---- Stored data

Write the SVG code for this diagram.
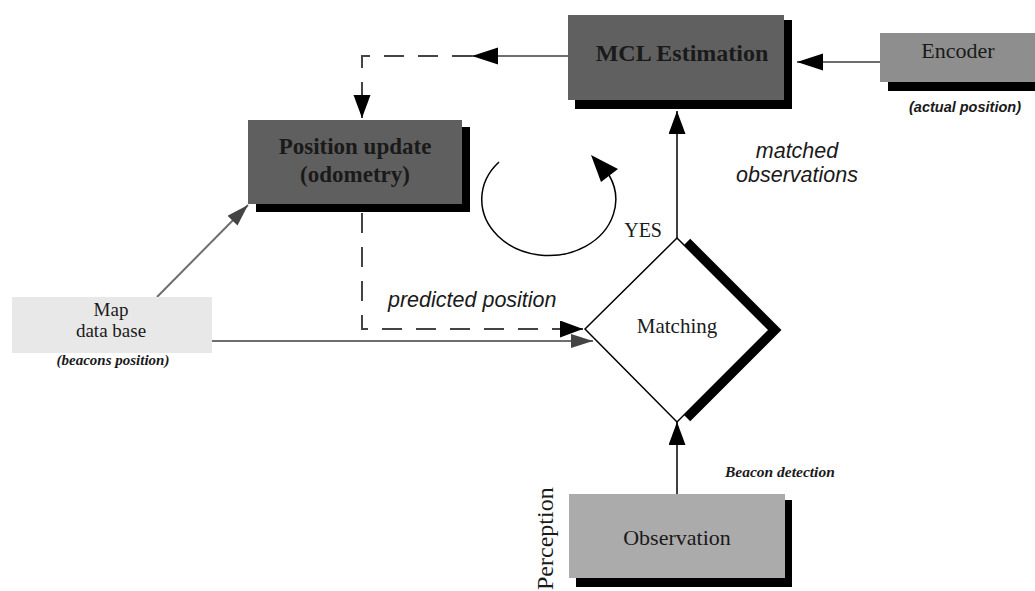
<svg xmlns="http://www.w3.org/2000/svg" width="1035" height="591" viewBox="0 0 1035 591">
<style>
.serif{font-family:"Liberation Serif","Times New Roman",serif;fill:#1a1a1a}
.sans{font-family:"Liberation Sans",Arial,sans-serif;fill:#1a1a1a}
.shadow{fill:#000}
.ln{fill:none;stroke:#000;stroke-width:1.5}
.gln{fill:none;stroke:#6e6e6e;stroke-width:2}
.dash{fill:none;stroke:#444;stroke-width:2;stroke-dasharray:20 14}
</style>
<defs>
<marker id="ah" markerUnits="userSpaceOnUse" markerWidth="28" markerHeight="18" refX="26" refY="8.5" orient="auto">
<path d="M0,0 L26,8.5 L0,17 z" fill="#000"/>
</marker>
<marker id="ahs" markerUnits="userSpaceOnUse" markerWidth="26" markerHeight="18" refX="23" refY="8.5" orient="auto">
<path d="M0,0 L23,8.5 L0,17 z" fill="#000"/>
</marker>
<marker id="ahg" markerUnits="userSpaceOnUse" markerWidth="26" markerHeight="18" refX="22" refY="7" orient="auto">
<path d="M0,0 L22,7 L0,14 z" fill="#444"/>
</marker>
</defs>
<rect width="1035" height="591" fill="#fff"/>

<g id="connectors">
<line class="gln" x1="880" y1="62" x2="797" y2="62" marker-end="url(#ah)"/>
<line class="gln" x1="568" y1="56" x2="472" y2="56" marker-end="url(#ah)"/>
<polyline class="dash" points="472,56 362,56 362,96"/>
<line x1="362" y1="92" x2="362" y2="118" stroke="#444" stroke-width="2" marker-end="url(#ahs)"/>
<line class="gln" x1="157" y1="297" x2="248" y2="205" marker-end="url(#ahg)"/>
<polyline class="dash" points="362,213 362,329 570,329"/>
<line x1="565" y1="329" x2="583" y2="329" stroke="#444" stroke-width="2" marker-end="url(#ahs)"/>
<line class="gln" x1="212" y1="341" x2="593" y2="341" marker-end="url(#ahg)"/>
<line class="ln" x1="677" y1="238" x2="677" y2="111" marker-end="url(#ahs)"/>
<line class="ln" x1="677" y1="494" x2="677" y2="422" marker-end="url(#ahs)"/>
<path class="ln" d="M499,162 A67,56 0 1 0 609,175"/>
<polygon points="591,155 601,182 618,169" fill="#000"/>
</g>

<g id="mcl">
<rect class="shadow" x="575" y="20" width="217" height="89"/>
<rect x="568" y="15" width="216" height="85" fill="#606060"/>
<text class="serif" x="682" y="61" font-size="24" font-weight="bold" text-anchor="middle">MCL Estimation</text>
</g>

<g id="encoder">
<rect class="shadow" x="888" y="40" width="150" height="51"/>
<rect x="880" y="33" width="160" height="49" fill="#8e8e8e"/>
<text class="serif" x="958" y="58" font-size="22" text-anchor="middle">Encoder</text>
<text class="sans" x="965" y="112" font-size="14.5" font-weight="bold" font-style="italic" text-anchor="middle">(actual position)</text>
</g>

<g id="position-update">
<rect class="shadow" x="256" y="127" width="214" height="85"/>
<rect x="248" y="120" width="214" height="84" fill="#5f5f5f"/>
<text class="serif" x="355" y="154" font-size="23" font-weight="bold" text-anchor="middle">Position update</text>
<text class="serif" x="355" y="182" font-size="23" font-weight="bold" text-anchor="middle">(odometry)</text>
</g>

<g id="map">
<rect x="12" y="297" width="200" height="56" fill="#e8e8e8"/>
<text class="serif" x="111" y="316" font-size="19" text-anchor="middle">Map</text>
<text class="serif" x="111" y="337" font-size="19" text-anchor="middle">data base</text>
<text class="serif" x="113" y="365" font-size="15" font-weight="bold" font-style="italic" text-anchor="middle">(beacons position)</text>
</g>

<g id="matching">
<polyline points="686,243 773,330 686,417" fill="none" stroke="#000" stroke-width="12"/>
<polygon points="585,329 677,238 769,330 677,422" fill="#fff" stroke="#000" stroke-width="1.5"/>
<text class="serif" x="677" y="333" font-size="21" text-anchor="middle">Matching</text>
<text class="serif" x="662" y="237" font-size="20" text-anchor="end">YES</text>
</g>

<g id="observation">
<rect class="shadow" x="576" y="500" width="216" height="87"/>
<rect x="569" y="494" width="216" height="84" fill="#ababab"/>
<text class="serif" x="677" y="545" font-size="22" text-anchor="middle">Observation</text>
<text class="serif" x="725" y="477" font-size="15.5" font-weight="bold" font-style="italic">Beacon detection</text>
<text class="serif" transform="translate(553,590) rotate(-90)" font-size="24">Perception</text>
</g>

<g id="labels">
<text class="sans" x="388" y="307" font-size="21.5" font-style="italic">predicted position</text>
<text class="sans" x="797" y="158" font-size="21.5" font-style="italic" text-anchor="middle">matched</text>
<text class="sans" x="797" y="182" font-size="21.5" font-style="italic" text-anchor="middle">observations</text>
</g>
</svg>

--------

*Task to complete*:
Leave the pictures out, and print every line of the listing exactly as written.

*Worked solution*:
Write the SVG code for this diagram.
<svg xmlns="http://www.w3.org/2000/svg" width="1035" height="591" viewBox="0 0 1035 591">
<style>
.serif{font-family:"Liberation Serif","Times New Roman",serif;fill:#1a1a1a}
.sans{font-family:"Liberation Sans",Arial,sans-serif;fill:#1a1a1a}
.shadow{fill:#000}
.ln{fill:none;stroke:#000;stroke-width:1.5}
.gln{fill:none;stroke:#6e6e6e;stroke-width:2}
.dash{fill:none;stroke:#444;stroke-width:2;stroke-dasharray:20 14}
</style>
<defs>
<marker id="ah" markerUnits="userSpaceOnUse" markerWidth="28" markerHeight="18" refX="26" refY="8.5" orient="auto">
<path d="M0,0 L26,8.5 L0,17 z" fill="#000"/>
</marker>
<marker id="ahs" markerUnits="userSpaceOnUse" markerWidth="26" markerHeight="18" refX="23" refY="8.5" orient="auto">
<path d="M0,0 L23,8.5 L0,17 z" fill="#000"/>
</marker>
<marker id="ahg" markerUnits="userSpaceOnUse" markerWidth="26" markerHeight="18" refX="22" refY="7" orient="auto">
<path d="M0,0 L22,7 L0,14 z" fill="#444"/>
</marker>
</defs>
<rect width="1035" height="591" fill="#fff"/>

<g id="connectors">
<line class="gln" x1="880" y1="62" x2="797" y2="62" marker-end="url(#ah)"/>
<line class="gln" x1="568" y1="56" x2="472" y2="56" marker-end="url(#ah)"/>
<polyline class="dash" points="472,56 362,56 362,96"/>
<line x1="362" y1="92" x2="362" y2="118" stroke="#444" stroke-width="2" marker-end="url(#ahs)"/>
<line class="gln" x1="157" y1="297" x2="248" y2="205" marker-end="url(#ahg)"/>
<polyline class="dash" points="362,213 362,329 570,329"/>
<line x1="565" y1="329" x2="583" y2="329" stroke="#444" stroke-width="2" marker-end="url(#ahs)"/>
<line class="gln" x1="212" y1="341" x2="593" y2="341" marker-end="url(#ahg)"/>
<line class="ln" x1="677" y1="238" x2="677" y2="111" marker-end="url(#ahs)"/>
<line class="ln" x1="677" y1="494" x2="677" y2="422" marker-end="url(#ahs)"/>
<path class="ln" d="M499,162 A67,56 0 1 0 609,175"/>
<polygon points="591,155 601,182 618,169" fill="#000"/>
</g>

<g id="mcl">
<rect class="shadow" x="575" y="20" width="217" height="89"/>
<rect x="568" y="15" width="216" height="85" fill="#606060"/>
<text class="serif" x="682" y="61" font-size="24" font-weight="bold" text-anchor="middle">MCL Estimation</text>
</g>

<g id="encoder">
<rect class="shadow" x="888" y="40" width="150" height="51"/>
<rect x="880" y="33" width="160" height="49" fill="#8e8e8e"/>
<text class="serif" x="958" y="58" font-size="22" text-anchor="middle">Encoder</text>
<text class="sans" x="965" y="112" font-size="14.5" font-weight="bold" font-style="italic" text-anchor="middle">(actual position)</text>
</g>

<g id="position-update">
<rect class="shadow" x="256" y="127" width="214" height="85"/>
<rect x="248" y="120" width="214" height="84" fill="#5f5f5f"/>
<text class="serif" x="355" y="154" font-size="23" font-weight="bold" text-anchor="middle">Position update</text>
<text class="serif" x="355" y="182" font-size="23" font-weight="bold" text-anchor="middle">(odometry)</text>
</g>

<g id="map">
<rect x="12" y="297" width="200" height="56" fill="#e8e8e8"/>
<text class="serif" x="111" y="316" font-size="19" text-anchor="middle">Map</text>
<text class="serif" x="111" y="337" font-size="19" text-anchor="middle">data base</text>
<text class="serif" x="113" y="365" font-size="15" font-weight="bold" font-style="italic" text-anchor="middle">(beacons position)</text>
</g>

<g id="matching">
<polyline points="686,243 773,330 686,417" fill="none" stroke="#000" stroke-width="12"/>
<polygon points="585,329 677,238 769,330 677,422" fill="#fff" stroke="#000" stroke-width="1.5"/>
<text class="serif" x="677" y="333" font-size="21" text-anchor="middle">Matching</text>
<text class="serif" x="662" y="237" font-size="20" text-anchor="end">YES</text>
</g>

<g id="observation">
<rect class="shadow" x="576" y="500" width="216" height="87"/>
<rect x="569" y="494" width="216" height="84" fill="#ababab"/>
<text class="serif" x="677" y="545" font-size="22" text-anchor="middle">Observation</text>
<text class="serif" x="725" y="477" font-size="15.5" font-weight="bold" font-style="italic">Beacon detection</text>
<text class="serif" transform="translate(553,590) rotate(-90)" font-size="24">Perception</text>
</g>

<g id="labels">
<text class="sans" x="388" y="307" font-size="21.5" font-style="italic">predicted position</text>
<text class="sans" x="797" y="158" font-size="21.5" font-style="italic" text-anchor="middle">matched</text>
<text class="sans" x="797" y="182" font-size="21.5" font-style="italic" text-anchor="middle">observations</text>
</g>
</svg>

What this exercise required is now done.